The idea was to provide the boys with quality reading and at the same time imbue them with a sub-text of Christian morality during those important formative years. Thus in 1879, the Boy's Own Papers was launched in the form of a weekly magazine and each year the weekly issues would be bound together to form The Boy's Own Annual.


The very first issue of Boy's Own Paper...image from Wikipedia
The very first issue of Boy's Own Paper...image from Wikipedia

Live clean, manly and Christian lives

~ Baden Scott Powell, founder of the scout movement and regular columnist for Boy's Own


Boy's Own, proved to be a hit with it's target readership, not least because many accomplished, well-known writers contributed to the mix. Some of these included Arthur Conan Doyle, R.M Ballantyne and Jules Verne.

Apart from exciting adventure stories, there were nature study lessons, articles about sport and recreation, puzzles, games and even essay competitions.

In 1913 the Weekly became a monthly and in 1939 was taken over by Lutterworth Press, followed by Purnell and Sons in 1963 and in 1965 BPC Publishing, who continued to run it until it's demise.



Volume One of Boy's Own Annual
Volume One of Boy's Own Annual

Gone But not Forgotten

Boy's Own ended in 1976 but It had been losing traction for some time.

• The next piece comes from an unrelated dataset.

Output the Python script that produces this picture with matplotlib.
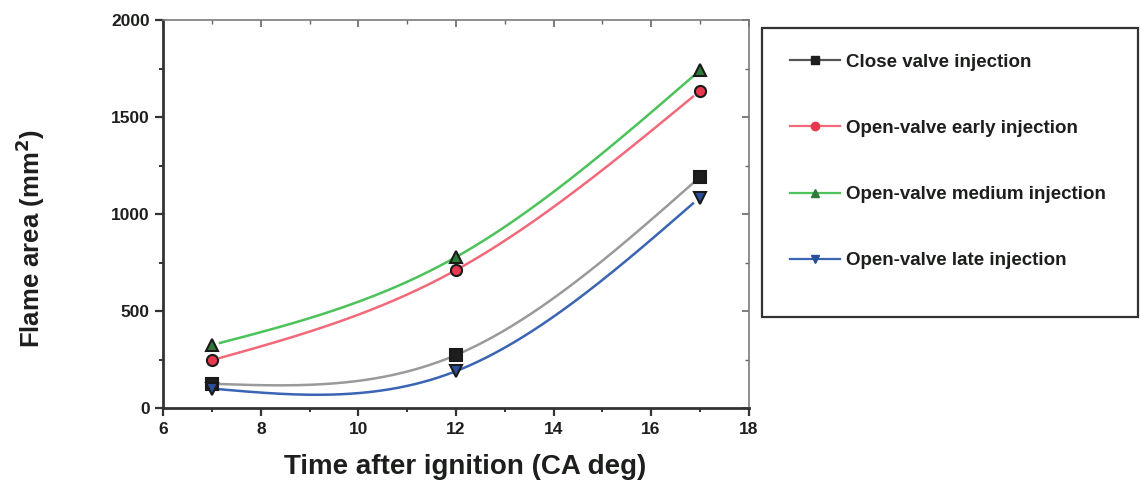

The 1960's ushered in a new age of social and political challenge, free-thought and radicalism was dawning and the quaint old stories, codes and moralities of the traditional establishment no longer seemed relevant.

Youth were more interested in reading about Jimmy Hendrix, surf culture and coca-cola than Scott of the Antarctic and Douglas Bader. Suddenly the Boy's Own philosophy was glaringly 'old-hat'. The brand had lost its once loyal demographic.

A smaller edition of the annual, The Boy's Own Companion was brought out from 1959 to 1963 and The Boys Own Annual II from 1962 to 1976. There was also a period during WWII when production stopped due to war rationing.

However, although after 100 odd years the books were finally gone, they left their legacy in the annals of literature and even the term Boy's Own has a become a descriptive term to denote anything  anachronistically daring and adventurous.

Circa 1928/29
Circa 1928/29

Ripping Yarns


In the 1970's British television parodied its own cultural history by bringing out a Boy's Own Annual inspired TV series called Ripping Yarns - all jolly good fun and exotic adventure. Written by Micheal Palin and Terry jones of Monty Python fame, the stories were produced in the same style as the classic 'public school story', utilising the very familiar genre of Victorian and Edwardian children's literature. The episodes had stirring titles, such as Curse of the Claw, Tomkinson's Schooldays, Escape from Stalag Luft 112B and Crossing the Andes by Frog.


The Dangerous Book for Boys

Nostalgia for Boy's Own remains and more recently the old theme was revived in a Dangerous Book for Boy's series. Published by Harper and Collins the books are described as "a guide for boys aged anywhere from eight to eighty". It's refreshing to see something which encourages kids to go out and build a fort, learn to tie knots and have r/life adventures.

Post feminist revolution, experiments in in defying the gender divide haven't proved all that successful. Parents who bought their sons dolls and their daughters tonka trucks received a dissapointing response. It seems gender idenification is only part nurture - the rest is nature,. Thus once again the trend is to recognise those innate differences between the sexes - what appeals to one sex may not appeal to the other.

Since its inception in 2006 The Dangerous Book for Boys has sold over a million copies and has topped the UK non-fiction best-seller charts a few times over. There are exceptions of course, but in the main, it seems boys love to be boys and girls love to be girls. They like their own stuff.